Verge Issue 12.1 CfP
Verge: Studies in Global Asias Issue 12.1Special Issue: Trade in Humans
Edited by Kristin Roebuck, Johanna Ransmeier, and Jessamyn Abel
Deadlines | Convergence proposals: March 15, 2024 | Essays: August 30, 2024
Trade in humans is a vast and age-old engine of migration between regions in the Asia-Pacific and, since the sixteenth century, from Asia to the Americas, Africa, and Europe. This special issue of Verge seeks to illuminate both the ubiquity of the trade in Asian people and its particularities across time and space. Indispensable to both Asian polities and Western empires, to nation-building in the Americas and to the development of global capitalism, Asians as agents and objects of trade in humans also formed the core of Asian diasporas and hybridized cultures worldwide.
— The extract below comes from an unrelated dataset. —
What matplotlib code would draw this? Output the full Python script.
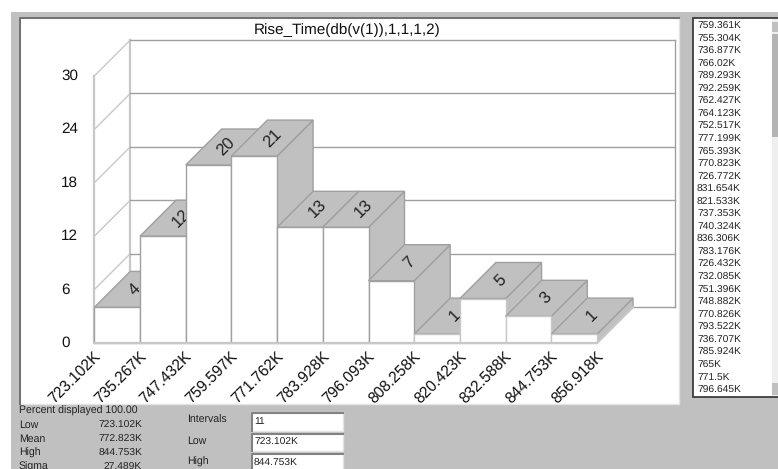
import matplotlib
matplotlib.use('Agg')
from matplotlib import pyplot as plt
from matplotlib.patches import Polygon, Rectangle
from matplotlib.lines import Line2D

plt.rcParams['font.family'] = ['Liberation Sans', 'DejaVu Sans']
plt.rcParams['text.hinting'] = 'none'

title = 'Rise_Time(db(v(1)),1,1,1,2)'
bin_edges = ['723.102K', '735.267K', '747.432K', '759.597K', '771.762K', '783.928K',
             '796.093K', '808.258K', '820.423K', '832.588K', '844.753K', '856.918K']
counts = [4, 12, 20, 21, 13, 13, 7, 1, 5, 3, 1]
y_ticks = [0, 6, 12, 18, 24, 30]
samples = ['759.361K', '755.304K', '736.877K', '766.02K', '789.293K', '792.259K',
           '762.427K', '764.123K', '752.517K', '777.199K', '765.393K', '770.823K',
           '726.772K', '831.654K', '821.533K', '737.353K', '740.324K', '836.306K',
           '783.176K', '726.432K', '732.085K', '751.396K', '748.882K', '770.826K',
           '793.522K', '736.707K', '785.924K', '765K', '771.5K', '796.645K']
stat_names = ['Low', 'Mean', 'High', 'Sigma']
stat_values = ['723.102K', '772.823K', '844.753K', '27.489K']
field_names = ['Intervals', 'Low', 'High']
field_values = ['11', '723.102K', '844.753K']

W, H = 778, 469
GREY = '#c0c0c0'
EDGE = '#a0a0a0'
LIGHT = '#c8c8c8'
TEXT = '#222222'

# pixel layout of the plot
px_x0, px_y0 = 94.3, 343.0
px_bar, px_count = 45.7, 8.9
px_depth = 36.0
panel = (20, 18, 679, 404)

dx = px_depth / px_bar
dy = px_depth / px_count

fig = plt.figure(figsize=(W / 100, H / 100), dpi=100, facecolor='white')


def fig_rect(x0, y0, x1, y1, **kw):
    # negative zorder keeps the window parts under the axes
    fig.add_artist(Rectangle((x0 / W, 1 - y1 / H), (x1 - x0) / W, (y1 - y0) / H,
                             transform=fig.transFigure, zorder=-5, **kw))


def sunken(x0, y0, x1, y1, dark):
    # white box with the windows style shadow on top and left
    fig_rect(x0, y0, x1, y1, fc='white', ec='#e4e4e4', lw=1)
    fig.add_artist(Line2D([x0 / W, x0 / W, x1 / W], [1 - y1 / H, 1 - y0 / H, 1 - y0 / H],
                          transform=fig.transFigure, color=dark, lw=1.4, zorder=-5))


def fig_text(px, py, s, **kw):
    fig.text(px / W, 1 - py / H, s, va='center', **kw)


# grey window behind everything, white margin stays top and left
fig_rect(11, 12, W + 2, H + 2, fc=GREY, ec='none')
sunken(panel[0], panel[1], panel[2], panel[3], '#707070')

ax = fig.add_axes([panel[0] / W, 1 - panel[3] / H, (panel[2] - panel[0]) / W, (panel[3] - panel[1]) / H])
ax.patch.set_visible(False)
ax.set_xlim((panel[0] - px_x0) / px_bar, (panel[2] - px_x0) / px_bar)
ax.set_ylim((px_y0 - panel[3]) / px_count, (px_y0 - panel[1]) / px_count)
ax.set_xticks([])
ax.set_yticks([])
for s in ax.spines.values():
    s.set_visible(False)

n = len(counts)
wall_right = (674.5 - px_x0) / px_bar
top = y_ticks[-1]

# walls
ax.plot([dx, dx], [dy, top + dy], color=LIGHT, lw=1.6, zorder=1)
ax.plot([0, 0], [0, top], color=LIGHT, lw=1.6, zorder=1)
ax.plot([wall_right, wall_right], [dy, top + dy], color=EDGE, lw=1, zorder=1)
for t in y_ticks:
    ax.plot([0, dx], [t, t + dy], color=LIGHT, lw=1, zorder=1)
    ax.plot([dx, wall_right], [t + dy, t + dy], color=EDGE, lw=1, zorder=1)
    fig_text(61, px_y0 - t * px_count, str(t), fontsize=11, color='#111111', ha='left', zorder=5)

# bars, left to right so each one hides what is behind it
for i, c in enumerate(counts):
    z = 2 + i
    ax.add_patch(Polygon([(i + 1, 0), (i + 1 + dx, dy), (i + 1 + dx, c + dy), (i + 1, c)],
                         fc=GREY, ec=EDGE, lw=1, zorder=z))
    ax.add_patch(Polygon([(i, c), (i + dx, c + dy), (i + 1 + dx, c + dy), (i + 1, c)],
                         fc=GREY, ec=EDGE, lw=1, zorder=z))
    ax.text(i + 0.5 + dx / 2, c + dy / 2, str(c), rotation=45, ha='center', va='center',
            fontsize=12, color='#222222', zorder=z)
    ax.add_patch(Rectangle((i, 0), 1, c, fc='white', ec=LIGHT if i >= 7 else EDGE, lw=1, zorder=z + 0.5))

# front edge of the floor
ax.plot([0, n, n + dx], [0, 0, dy], color=LIGHT, lw=1.6, zorder=20)

for i, lab in enumerate(bin_edges):
    ax.annotate(lab, (i, 0), xytext=(-1, -4), textcoords='offset points', rotation=45,
                rotation_mode='anchor', ha='right', va='top', fontsize=11.2, color='#111111',
                annotation_clip=False, zorder=21)

fig_text(347, 30, title, fontsize=11, color='#111111', ha='center', zorder=5)

# sample list box
fig_rect(693, 18, W + 2, 397, fc='white', ec='#303030', lw=1.2)
fig_rect(772, 19, W + 2, 396, fc='#efefef', ec='none')
fig_rect(772, 34, W + 2, 137, fc='#b4b4b4', ec='none')
fig_rect(772, 22, W + 2, 32, fc=GREY, ec='none')
fig_rect(772, 383, W + 2, 395, fc=GREY, ec='none')
for i, s in enumerate(samples):
    fig_text(697, 26.5 + i * 12.54, s, fontsize=7.4, color=TEXT, ha='left', zorder=5)

# stats under the plot
fig_text(19, 410.5, 'Percent displayed 100.00', fontsize=7.6, color=TEXT, ha='left', zorder=5)
for i, (a, b) in enumerate(zip(stat_names, stat_values)):
    fig_text(19, 425 + i * 14, a, fontsize=7.6, color=TEXT, ha='left', zorder=5)
    fig_text(142, 425 + i * 14, b, fontsize=7.4, color=TEXT, ha='right', zorder=5)
for i, (a, b) in enumerate(zip(field_names, field_values)):
    py = 420.5 + i * 20.7
    fig_text(187, py, a, fontsize=7.6, color=TEXT, ha='left', zorder=5)
    sunken(252, py - 7.5, 343, py + 10, '#808080')
    fig_text(254, py + 1, b, fontsize=7.4, color=TEXT, ha='left', zorder=5)

fig.savefig('out.png', dpi=100, facecolor='white')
Such circulation of Asian persons and labor profoundly influenced the formation of our modern world.
In documenting the widespread trade in Asian people, scholars have been divided on whether to call it a slave trade, with some identifying cases that clearly fit the term, while others eschew it in favor of a range of alternatives. Asian languages offer many relevant terms – such as人身売買 [Japanese for “buying and selling human bodies”] or sŏnsang nobi 選上奴婢 [Korean for “slaves selected and sent up to the capital”] – for practices that may not map neatly onto Western legal and cultural categories.
We use the term “trade in humans” in hope that this issue will engage with a broad scope of historical and contemporary forms of commodification, sale, alienation, and forced migration of Asian people. Rather than presume the forms and limits of exploitation, we seek to open up a conversation across fields and terminological silos. Topics explored may potentially range from slave trading to adoption, child marriage, resettlement, trafficking, indentured labor, “coolietude,” and military conscription.
This special issue will attend to problems of translation and the texture of human experience undergirding linguistic, legal, political, and cultural attempts to represent or obfuscate the transregional trade in humans. We seek contributions from a wide variety of fields: Asian studies and Asian American studies, history, legal studies, sociology, anthropology, and diaspora studies, among others. We welcome contributions that explore the influence of these diverse trades across all Asian regions, the Americas, and beyond, as well as local or international legacies.
Convergence Feature Proposals
One of Verge: Studies in Global Asias’ distinctive features is an opening section called Convergence, where we curate a rotating series of rubrics that emphasize collaborative intellectual engagement and exchange. Each issue features several of the following rubrics: A&Q, a responsive dialogue, either in interview or roundtable format, inspired by a set of questions; Codex, a collaborative discussion and assessment of books, films, or exhibits; Translation, for texts, primary or secondary, not yet available in English; Field Trip, reports from various subfields of the disciplines; Portfolio, commentaries on visual images; and Interface, texts exploring the resources of the print-digital world. We welcome those interested in these features to submit a Convergence proposal for the issue.
Proposals should be 1–2 pages in length and indicate what kind of feature is being proposed; demonstrate an awareness of the formats utilized by the journal; include an abstract and, if collaborative, a list of proposed contributors; and include a short (2 pg) cv.
The Convergence proposals deadline is March 15, 2024; however, we encourage those interested in submitting a proposal to contact the editors about their ideas in advance of this date. Please direct all inquiries and submissions to firstname.lastname@example.org.
Essays (between 6,000-10,000 words) and abstracts (125 words) should be submitted electronically through this submission form by August 30, 2024 and prepared according to the author-date + bibliography format of the Chicago Manual of Style. See section 2.38 of the University of Minnesota Press style guide or chapter 15 of the Chicago Manual of Style Online for additional formatting information.
Authors’ names should not appear on manuscripts; instead, please include a separate document with the author’s name, address, institutional affiliations, and the title of the article with your electronic submission. Authors should not refer to themselves in the first person in the submitted text or notes if such references would identify them; any necessary references to the author’s previous work, for example, should be in the third person.